Purchasing science equipment costs money, a lot of money. Thus, school corporations have a difficult time properly teaching science to students. However, help has rolled its way in.
The University of Southern Indiana purchased two trucks, $30,000 apiece, in order to provide schools in nine southwestern Indiana counties with the proper equipment. The program is called STEM, which stands for Science, Technology, Engineering and Mathematics.
Allison Grabert, science coordinator, said USI loads the trucks up with equipment and sends the trucks to various schools to loan the equipment at no cost for about one week.
Grabert plays an instrumental role in the STEM program. She takes orders from teachers, works the Pott College of Science departments, helps with curriculum development and makes deliveries. She also updates and maintains the STEM website.

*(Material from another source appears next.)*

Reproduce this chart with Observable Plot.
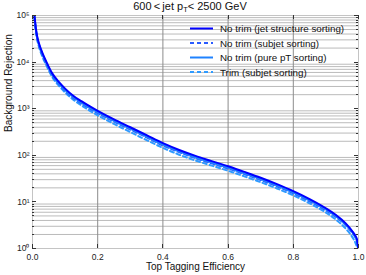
<!DOCTYPE html>
<html><head><meta charset="utf-8">
<script src="https://cdn.jsdelivr.net/npm/d3@7"></script>
<script src="https://cdn.jsdelivr.net/npm/@observablehq/plot@0.6"></script>
<style>body{margin:0;background:#fff;}</style>
</head><body><div id="chart"></div>
<script>
const efficiency = [0.003,0.006,0.01,0.015,0.02,0.03,0.043,0.06,0.08,0.1,0.125,0.15,0.175,0.2,0.25,0.3,0.35,0.4,0.45,0.5,0.55,0.6,0.65,0.7,0.75,0.8,0.85,0.9,0.93,0.96,0.98,0.99,0.995,1.0];
const noTrimJetStructure = [140000,100000,55000,34000,25000,16000,10000,5800,3800,2700,1900,1450,1130,900,590,400,270,182,130,97,75,58,44,33,24,17,11.5,7.3,5.3,3.5,2.4,1.9,1.6,0.9];
const noTrimSubjet = [130000,92000,50000,31000,22500,14300,9000,5250,3420,2430,1710,1300,1010,805,530,358,242,163,117,87,67,52,39.5,29.5,21.6,15.3,10.3,6.6,4.8,3.2,2.2,1.75,1.45,0.9];
const noTrimPurePt = [135000,95000,52000,32000,23500,15000,9400,5450,3550,2520,1780,1350,1055,840,550,372,252,170,121,90,70,54,41,30.8,22.4,15.9,10.8,6.9,5.0,3.3,2.3,1.8,1.5,0.9];
const trimSubjet = [125000,88000,47000,29000,21000,13200,8400,4850,3150,2230,1560,1180,910,720,470,315,212,144,103,77,60,46.5,35.3,26.5,19.4,13.8,9.3,5.9,4.2,2.7,1.8,1.35,1.1,0.8];

const seriesNames = ["No trim (jet structure sorting)","No trim (subjet sorting)","No trim (pure pT sorting)","Trim (subjet sorting)"];
const seriesValues = [noTrimJetStructure, noTrimSubjet, noTrimPurePt, trimSubjet];
const seriesColors = ["#0000ff","#2a5cff","#1f82ff","#2f9bff"];
const seriesDash = [null,"4,3",null,"4,3"];
const drawOrder = [3,1,2,0];

const xTicks = [0,0.2,0.4,0.6,0.8,1.0];
const xGrid = [0.2,0.4,0.6,0.8];
const yDecades = [1,10,100,1000,10000,100000];
const yMinor = [];
for (let k = 0; k < 5; k++) for (let m = 2; m <= 9; m++) yMinor.push(m * Math.pow(10, k));

const titleParts = ["600\u2009<\u2009jet p", "T", "< 2500 GeV"];
const xLabel = "Top Tagging Efficiency";
const yLabel = "Background Rejection";

const sup = {"0":"\u2070","1":"\u00b9","2":"\u00b2","3":"\u00b3","4":"\u2074","5":"\u2075"};
const font = "'Liberation Sans', Arial, Helvetica, sans-serif";

const lineMarks = drawOrder.map(i => {
  const data = efficiency.map((e, j) => ({e, v: seriesValues[i][j]}));
  return Plot.line(data, {x: "e", y: "v", stroke: seriesColors[i], strokeWidth: 2,
    strokeDasharray: seriesDash[i] || undefined, clip: true, curve: "monotone-x"});
});

const plot = Plot.plot({
  width: 366, height: 275,
  marginLeft: 32, marginRight: 8, marginTop: 15, marginBottom: 27,
  style: {fontFamily: font, fontSize: "8px", background: "#fff", color: "#222", overflow: "visible"},
  x: {domain: [0, 1]},
  y: {type: "log", domain: [1, 1e5]},
  marks: [
    Plot.ruleY(yMinor, {stroke: "#bbbbbb", strokeWidth: 1}),
    Plot.ruleX(xGrid, {stroke: "#8c8c8c", strokeWidth: 1}),
    Plot.frame({stroke: "#c4c4c4"}),
    Plot.axisX({ticks: xTicks, tickFormat: d => d.toFixed(1), tickSize: 0, tickPadding: 5, label: null, fontSize: 8.5}),
    Plot.axisY({ticks: yDecades, tickFormat: d => "10" + sup[String(Math.round(Math.log10(d)))], tickSize: 0, tickPadding: 3, label: null, fontSize: 8.5}),
    Plot.text([xLabel], {frameAnchor: "bottom", dy: 21, fontSize: 10, fill: "#111"}),
    Plot.text([yLabel], {frameAnchor: "left", rotate: -90, dx: -24, fontSize: 10, fill: "#111"}),
    ...lineMarks
  ]
});
document.getElementById("chart").appendChild(plot);

const svg = d3.select(plot);
const xs = plot.scale("x"), ys = plot.scale("y");
const x0 = xs.apply(0), x1 = xs.apply(1), y0 = ys.apply(1), y1 = ys.apply(1e5);
const tg = svg.append("g").attr("stroke", "#333").attr("stroke-width", 1);
xTicks.forEach(t => {
  const x = Math.round(xs.apply(t)) + 0.5;
  tg.append("line").attr("x1", x).attr("x2", x).attr("y1", y0).attr("y2", y0 - 4);
  tg.append("line").attr("x1", x).attr("x2", x).attr("y1", y1).attr("y2", y1 + 4);
});
yDecades.forEach(t => {
  const y = Math.round(ys.apply(t)) + 0.5;
  tg.append("line").attr("x1", x0).attr("x2", x0 + 4).attr("y1", y).attr("y2", y);
  tg.append("line").attr("x1", x1).attr("x2", x1 - 4).attr("y1", y).attr("y2", y);
});
yMinor.forEach(t => {
  const y = Math.round(ys.apply(t)) + 0.5;
  tg.append("line").attr("x1", x0).attr("x2", x0 + 2).attr("y1", y).attr("y2", y);
  tg.append("line").attr("x1", x1).attr("x2", x1 - 2).attr("y1", y).attr("y2", y);
});

const title = svg.append("text").attr("x", 190).attr("y", 9.5).attr("text-anchor", "middle")
  .attr("font-family", font).attr("font-size", 11).attr("fill", "#111");
title.append("tspan").text(titleParts[0]);
title.append("tspan").attr("font-size", 7.5).attr("dy", 2).text(titleParts[1]);
title.append("tspan").attr("dy", -2).text(titleParts[2]);

const lg = svg.append("g").attr("font-family", font).attr("font-size", 9.8).attr("text-anchor", "start");
seriesNames.forEach((name, i) => {
  const y = 28.5 + i * 14.5;
  lg.append("line").attr("x1", 190).attr("x2", 213).attr("y1", y).attr("y2", y)
    .attr("stroke", seriesColors[i]).attr("stroke-width", 2)
    .attr("stroke-dasharray", seriesDash[i]);
  lg.append("text").attr("x", 220).attr("y", y + 3.5).attr("fill", "#111").text(name);
});
</script>
</body></html>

Grabert taught in Kentucky for eight years before coming to USI. She taught four years at the middle school level and four years at the high school level.

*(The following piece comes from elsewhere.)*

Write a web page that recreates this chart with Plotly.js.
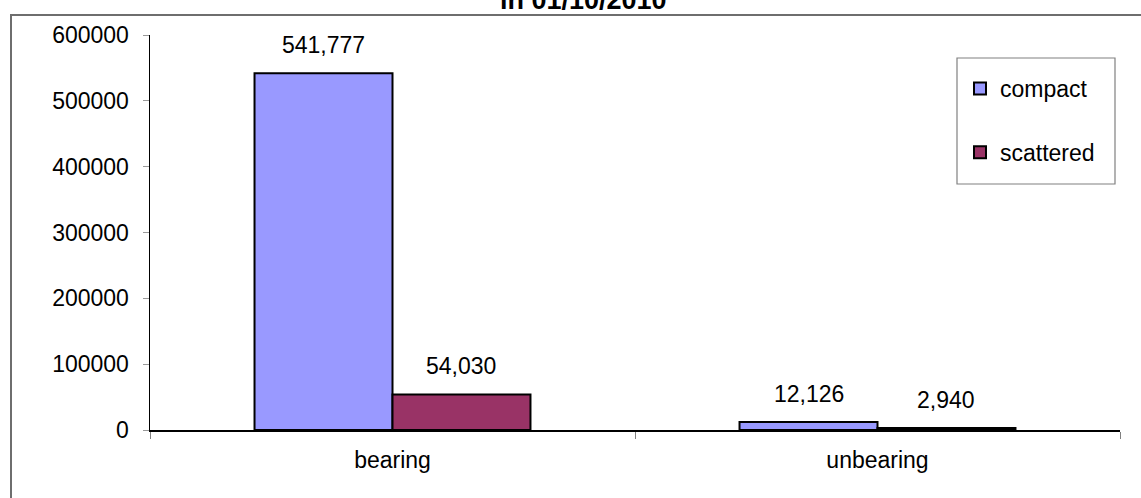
<!DOCTYPE html>
<html>
<head>
<meta charset="utf-8">
<script src="https://cdn.plot.ly/plotly-3.0.1.min.js"></script>
<style>html,body{margin:0;padding:0;background:#fff;}#chart{width:1141px;height:498px;}</style>
</head>
<body>
<div id="chart"></div>
<script>
// ---- data ----
const categories = ["bearing", "unbearing"];
const compactValues = [541777, 12126];
const scatteredValues = [54030, 2940];
const seriesNames = ["compact", "scattered"];
const titleText = "in 01/10/2010";
const yTickValues = [0, 100000, 200000, 300000, 400000, 500000, 600000];

// ---- layout helpers ----
const W = 1141, H = 498;
const M = {l: 150, r: 21, t: 35, b: 68};
const PW = W - M.l - M.r, PH = H - M.t - M.b;
const px = x => (x - M.l) / PW;
const py = y => (H - M.b - y) / PH;
const FONT = "Liberation Sans, Arial, sans-serif";
const bargap = 0.431;
const half = (1 - bargap) / 4;

const traces = [
  {type: "bar", name: seriesNames[0], x: categories, y: compactValues,
   marker: {color: "#9999FF", line: {color: "#000", width: 2}}, legendgroup: "a", hoverinfo: "y"},
  {type: "bar", name: seriesNames[1], x: categories, y: scatteredValues,
   marker: {color: "#993366", line: {color: "#000", width: 2}}, legendgroup: "b", hoverinfo: "y"}
];

const annotations = [];
[compactValues, scatteredValues].forEach((vals, s) => {
  vals.forEach((v, i) => {
    annotations.push({
      x: i + (s === 0 ? -half : half), y: v, xref: "x", yref: "y",
      text: v.toLocaleString("en-US"), showarrow: false,
      yanchor: "bottom", yshift: 13,
      font: {family: FONT, size: 23, color: "#000"}
    });
  });
});
annotations.push({
  x: px(583), y: py(0), xref: "paper", yref: "paper",
  text: "<b>" + titleText + "</b>", showarrow: false, yanchor: "middle",
  font: {family: FONT, size: 27, color: "#000"}
});

const layout = {
  width: W, height: H,
  margin: M,
  paper_bgcolor: "#fff", plot_bgcolor: "#fff",
  font: {family: FONT, size: 23, color: "#000"},
  barmode: "group", bargap: bargap, bargroupgap: 0,
  showlegend: true,
  legend: {x: px(960), y: py(67), xanchor: "left", yanchor: "top",
           bgcolor: "rgba(0,0,0,0)", borderwidth: 0, tracegroupgap: 31,
           font: {family: FONT, size: 23, color: "#000"}},
  xaxis: {type: "category", range: [-0.5, 1.5], showline: true, linecolor: "#000", linewidth: 1.5,
          ticks: "outside", tickson: "boundaries", ticklen: 7, tickcolor: "#808080",
          ticklabelstandoff: 9,
          showgrid: false, zeroline: false, tickfont: {family: FONT, size: 23, color: "#000"}},
  yaxis: {range: [0, 600000], tickvals: yTickValues, tickformat: "d", showline: true,
          linecolor: "#000", linewidth: 1.5, ticks: "outside", ticklen: 6, tickcolor: "#999",
          ticklabelstandoff: 9, showgrid: false, zeroline: false,
          tickfont: {family: FONT, size: 23, color: "#000"}},
  shapes: [
    {type: "rect", xref: "paper", yref: "paper", x0: px(11), x1: px(1160), y0: py(520), y1: py(15),
     line: {color: "#6e6e6e", width: 2}, fillcolor: "rgba(0,0,0,0)", layer: "below"},
    {type: "rect", xref: "paper", yref: "paper", x0: px(957), x1: px(1115), y0: py(184), y1: py(58),
     line: {color: "#808080", width: 1.2}, fillcolor: "rgba(0,0,0,0)", layer: "below"}
  ],
  annotations: annotations
};

Plotly.newPlot("chart", traces, layout, {displayModeBar: false, staticPlot: true});
</script>
</body>
</html>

“It’s gotten me back into the classroom,” she said. “I think once you’re a teacher you’re always a teacher and you kind of look for those opportunities to get back into the classroom, so it really is refreshing to get back into the classroom.

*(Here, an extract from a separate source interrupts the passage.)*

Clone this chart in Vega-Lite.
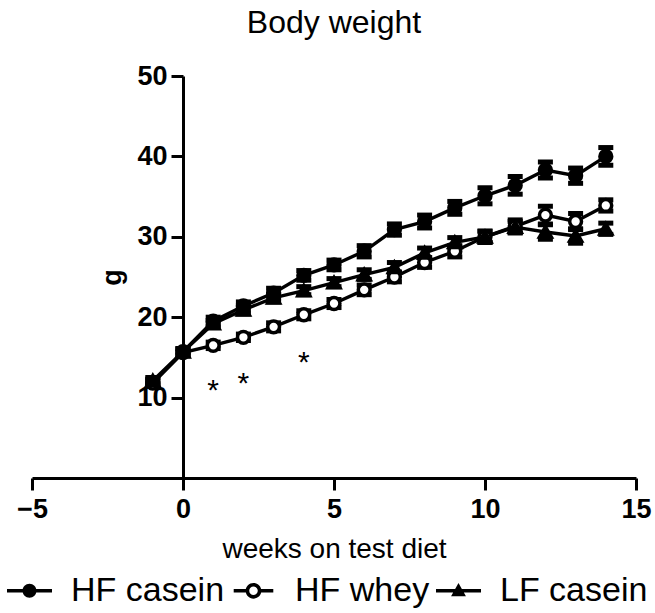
{
  "$schema": "https://vega.github.io/schema/vega-lite/v6.json",
  "width": 604,
  "height": 402,
  "autosize": {"type": "none"},
  "padding": {"left": 32, "top": 76, "right": 19, "bottom": 135},
  "background": "white",
  "title": {"text": "Body weight", "fontSize": 32, "font": "Liberation Sans", "fontWeight": "normal", "anchor": "middle", "offset": 22, "color": "black"},
  "config": {"view": {"stroke": null}, "font": "Liberation Sans"},
  "resolve": {"scale": {"shape": "independent", "fill": "independent"}, "legend": {"shape": "independent", "fill": "independent"}},
  "datasets": {
    "bw": [
      {"series": "HF casein", "week": -1, "mean": 11.9, "err": 0.4},
      {"series": "HF casein", "week": 0, "mean": 15.7, "err": 0.4},
      {"series": "HF casein", "week": 1, "mean": 19.5, "err": 0.5},
      {"series": "HF casein", "week": 2, "mean": 21.4, "err": 0.5},
      {"series": "HF casein", "week": 3, "mean": 23.0, "err": 0.6},
      {"series": "HF casein", "week": 4, "mean": 25.2, "err": 0.6},
      {"series": "HF casein", "week": 5, "mean": 26.5, "err": 0.6},
      {"series": "HF casein", "week": 6, "mean": 28.2, "err": 0.7},
      {"series": "HF casein", "week": 7, "mean": 30.9, "err": 0.7},
      {"series": "HF casein", "week": 8, "mean": 31.9, "err": 0.8},
      {"series": "HF casein", "week": 9, "mean": 33.6, "err": 0.8},
      {"series": "HF casein", "week": 10, "mean": 35.1, "err": 1.0},
      {"series": "HF casein", "week": 11, "mean": 36.4, "err": 1.1},
      {"series": "HF casein", "week": 12, "mean": 38.3, "err": 1.0},
      {"series": "HF casein", "week": 13, "mean": 37.6, "err": 0.95},
      {"series": "HF casein", "week": 14, "mean": 40.0, "err": 1.1},
      {"series": "HF whey", "week": -1, "mean": 11.8, "err": 0.4},
      {"series": "HF whey", "week": 0, "mean": 15.6, "err": 0.4},
      {"series": "HF whey", "week": 1, "mean": 16.5, "err": 0.4},
      {"series": "HF whey", "week": 2, "mean": 17.5, "err": 0.4},
      {"series": "HF whey", "week": 3, "mean": 18.8, "err": 0.5},
      {"series": "HF whey", "week": 4, "mean": 20.3, "err": 0.5},
      {"series": "HF whey", "week": 5, "mean": 21.7, "err": 0.5},
      {"series": "HF whey", "week": 6, "mean": 23.4, "err": 0.6},
      {"series": "HF whey", "week": 7, "mean": 25.0, "err": 0.6},
      {"series": "HF whey", "week": 8, "mean": 26.8, "err": 0.6},
      {"series": "HF whey", "week": 9, "mean": 28.2, "err": 0.7},
      {"series": "HF whey", "week": 10, "mean": 30.0, "err": 0.7},
      {"series": "HF whey", "week": 11, "mean": 31.3, "err": 0.8},
      {"series": "HF whey", "week": 12, "mean": 32.7, "err": 1.1},
      {"series": "HF whey", "week": 13, "mean": 31.9, "err": 1.0},
      {"series": "HF whey", "week": 14, "mean": 33.9, "err": 0.7},
      {"series": "LF casein", "week": -1, "mean": 12.1, "err": 0.4},
      {"series": "LF casein", "week": 0, "mean": 15.7, "err": 0.4},
      {"series": "LF casein", "week": 1, "mean": 19.2, "err": 0.4},
      {"series": "LF casein", "week": 2, "mean": 20.9, "err": 0.5},
      {"series": "LF casein", "week": 3, "mean": 22.4, "err": 0.5},
      {"series": "LF casein", "week": 4, "mean": 23.3, "err": 0.5},
      {"series": "LF casein", "week": 5, "mean": 24.3, "err": 0.5},
      {"series": "LF casein", "week": 6, "mean": 25.3, "err": 0.6},
      {"series": "LF casein", "week": 7, "mean": 26.2, "err": 0.6},
      {"series": "LF casein", "week": 8, "mean": 28.0, "err": 0.6},
      {"series": "LF casein", "week": 9, "mean": 29.3, "err": 0.6},
      {"series": "LF casein", "week": 10, "mean": 30.0, "err": 0.7},
      {"series": "LF casein", "week": 11, "mean": 31.2, "err": 0.7},
      {"series": "LF casein", "week": 12, "mean": 30.6, "err": 0.9},
      {"series": "LF casein", "week": 13, "mean": 30.1, "err": 0.9},
      {"series": "LF casein", "week": 14, "mean": 31.0, "err": 0.7}
    ],
    "stars": [
      {"week": 1, "mean": 11.8, "label": "*"},
      {"week": 2, "mean": 12.7, "label": "*"},
      {"week": 4, "mean": 15.3, "label": "*"}
    ]
  },
  "encoding": {
    "x": {
      "field": "week", "type": "quantitative", "title": "weeks on test diet",
      "scale": {"domain": [-5, 15], "nice": false, "zero": false},
      "axis": {
        "values": [-5, 0, 5, 10, 15], "grid": false, "tickSize": 12, "tickWidth": 3, "tickColor": "black",
        "domainWidth": 3, "domainColor": "black", "labelFontSize": 27, "labelFontWeight": "bold", "labelColor": "black",
        "labelFlush": false, "labelOverlap": false, "labelPadding": 6,
        "title": "weeks on test diet", "titleFontSize": 28, "titleFontWeight": "normal", "titleColor": "black", "titlePadding": 13
      }
    },
    "y": {
      "field": "mean", "type": "quantitative", "title": "g",
      "scale": {"domain": [0, 50], "nice": false},
      "axis": {
        "values": [10, 20, 30, 40, 50], "grid": false, "offset": -151, "tickSize": 12, "tickWidth": 3, "tickColor": "black",
        "domainWidth": 3, "domainColor": "black", "labelFontSize": 27, "labelFontWeight": "bold", "labelColor": "black",
        "labelPadding": 4, "labelOverlap": false, "labelFlush": false,
        "title": "g", "titleFontSize": 27, "titleFontWeight": "bold", "titleColor": "black", "titlePadding": 10
      }
    }
  },
  "layer": [
    {
      "data": {"name": "bw"},
      "mark": {"type": "line", "color": "black", "strokeWidth": 3.4},
      "encoding": {
        "detail": {"field": "series"}
      }
    },
    {
      "data": {"name": "bw"},
      "mark": {"type": "errorbar", "color": "black", "opacity": 1, "rule": {"color": "black", "strokeWidth": 3.5, "opacity": 1}, "ticks": {"size": 15, "thickness": 5, "color": "black", "opacity": 1}},
      "encoding": {
        "yError": {"field": "err"},
        "detail": {"field": "series"}
      }
    },
    {
      "data": {"name": "bw"},
      "mark": {"type": "point", "filled": false, "stroke": "black", "strokeWidth": 3.5, "size": 140, "opacity": 1},
      "encoding": {
        "shape": {
          "field": "series", "type": "nominal", "legend": null,
          "scale": {"domain": ["HF casein", "HF whey", "LF casein"], "range": ["circle", "circle", "triangle-up"]}
        },
        "fill": {
          "field": "series", "type": "nominal", "legend": null,
          "scale": {"domain": ["HF casein", "HF whey", "LF casein"], "range": ["black", "white", "black"]}
        }
      }
    },
    {
      "data": {"name": "bw"},
      "transform": [{"filter": "datum.week > 99"}],
      "mark": {"type": "point", "filled": true, "color": "black", "strokeWidth": 0, "size": 2025, "opacity": 1},
      "encoding": {
        "shape": {
          "field": "series", "type": "nominal",
          "scale": {
            "domain": ["HF casein", "HF whey", "LF casein"],
            "range": [
              "M-1,-0.08L-0.28,-0.08L-0.28,0.08L-1,0.08Z M0.28,-0.08L1,-0.08L1,0.08L0.28,0.08Z M0.31,0A0.31,0.31,0,1,1,-0.31,0A0.31,0.31,0,1,1,0.31,0Z",
              "M-0.88,-0.08L-0.32,-0.08L-0.32,0.08L-0.88,0.08Z M0.32,-0.08L0.88,-0.08L0.88,0.08L0.32,0.08Z M0.35,0A0.35,0.35,0,1,1,-0.35,0A0.35,0.35,0,1,1,0.35,0Z M0.19,0A0.19,0.19,0,1,0,-0.19,0A0.19,0.19,0,1,0,0.19,0Z",
              "M-1,-0.08L1,-0.08L1,0.08L-1,0.08Z M0,-0.34L0.33,0.24L-0.33,0.24Z"
            ]
          },
          "legend": {
            "title": null, "orient": "none", "legendX": -25, "legendY": 492, "direction": "horizontal",
            "labelFontSize": 34, "labelColor": "black", "labelFont": "Liberation Sans", "labelLimit": 400,
            "symbolSize": 2025, "symbolStrokeWidth": 0, "symbolFillColor": "black", "symbolOpacity": 1,
            "labelOffset": 19, "columnPadding": 6, "padding": 0
          }
        }
      }
    },
    {
      "data": {"name": "stars"},
      "mark": {"type": "text", "fontSize": 30, "color": "black", "baseline": "middle", "align": "center", "dy": 8},
      "encoding": {
        "text": {"field": "label"}
      }
    }
  ]
}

“Right now I deal with teachers predominately, and whenever I can get back into the classroom and work with the kids in hands on experiences, it really kind of makes my week. I look forward to those opportunities.”
The trucks have traveled to the counties of Posey, Vanderburgh, Gibson, Warrick, Pike, Knox, Spencer, Dubois and Perry since the program started in fall 2009, Grabert said.
Elementary, middle and high schools use the lending service.
The two trucks combined to travel 2,946 miles and spent 71 and a half hours on the road last fall delivering equipment, Grabert said. The longest trip was nearly four hours.
Grabert said it takes a lot of choreographing and time management to prepare for a trip to a school.
STEM has about $300,000 worth of equipment to loan to schools, she said. Incubators, human skeleton models, electrostatic generators, laptops, dissecting microscopes and magnetic field sensors are just a few examples of the equipment available to schools.
“You’ve got to have some brawn in there too because some of this equipment is not just ‘you pick it up and throw it in the back,’” Grabert said. “Some of this equipment are six foot long, 15 pound tracks and we’ve got 14 of those. It definitely takes a little bit of brains and a little bit of brawn too because some of the equipment is not easy to move around.”
She said the program opens up an array of career opportunities for students.
Grabert said the mission is to prepare students for 21st Century STEM jobs, a popular career area.
She also said the program helps students learn to problem solve, which will help them in everyday life even if they do not choose a STEM related career.
Several sources have helped fund this program. USI received a three year a three-year $600,000 Workforce Innovation in Regional Economic Development grant in 2007, a five-year $1.2 million National Science Foundation award, and an open-ended $150,000 annual Lilly Foundation grant.
Grabert said she hopes USI can get another truck stationed at the Crane Division, Naval Surface Warfare Center because of the partnership. This would allow USI’s STEM program to reach even more counties.
USI also provides summer workshops for teachers. The workshops cover topics in biology, chemistry, geology, physics, math and engineering.
Kara Becker, who is the director, said she and Grabert go into classrooms and assist teachers with the equipment.
“It gives the teacher a wider variety of ways to teach the standards that are required by the state,” Becker said.
Becker said the workshops allow teachers to become familiar with a variety of equipment before using it in the classroom.
She also drives the trucks to schools, and said she has enjoyed being able to help out teachers and students.
“Being able to work in the classrooms with teachers,” she said. “Watching students get excited getting to use some really cool equipment that they probably wouldn’t have gotten to otherwise.”
Teachers need to fill out a form and send an e-mail to USI’s STEM program in order to obtain the science equipment.
Becker said the program is currently all grant based.
She said the trucks have helped generate student interest in USI.
“Students get to see a lot of equipment that they can use at the university,” she said. “It helps better prepare them for lab classes when the get here, and it gives them a chance to actively learn science and math.”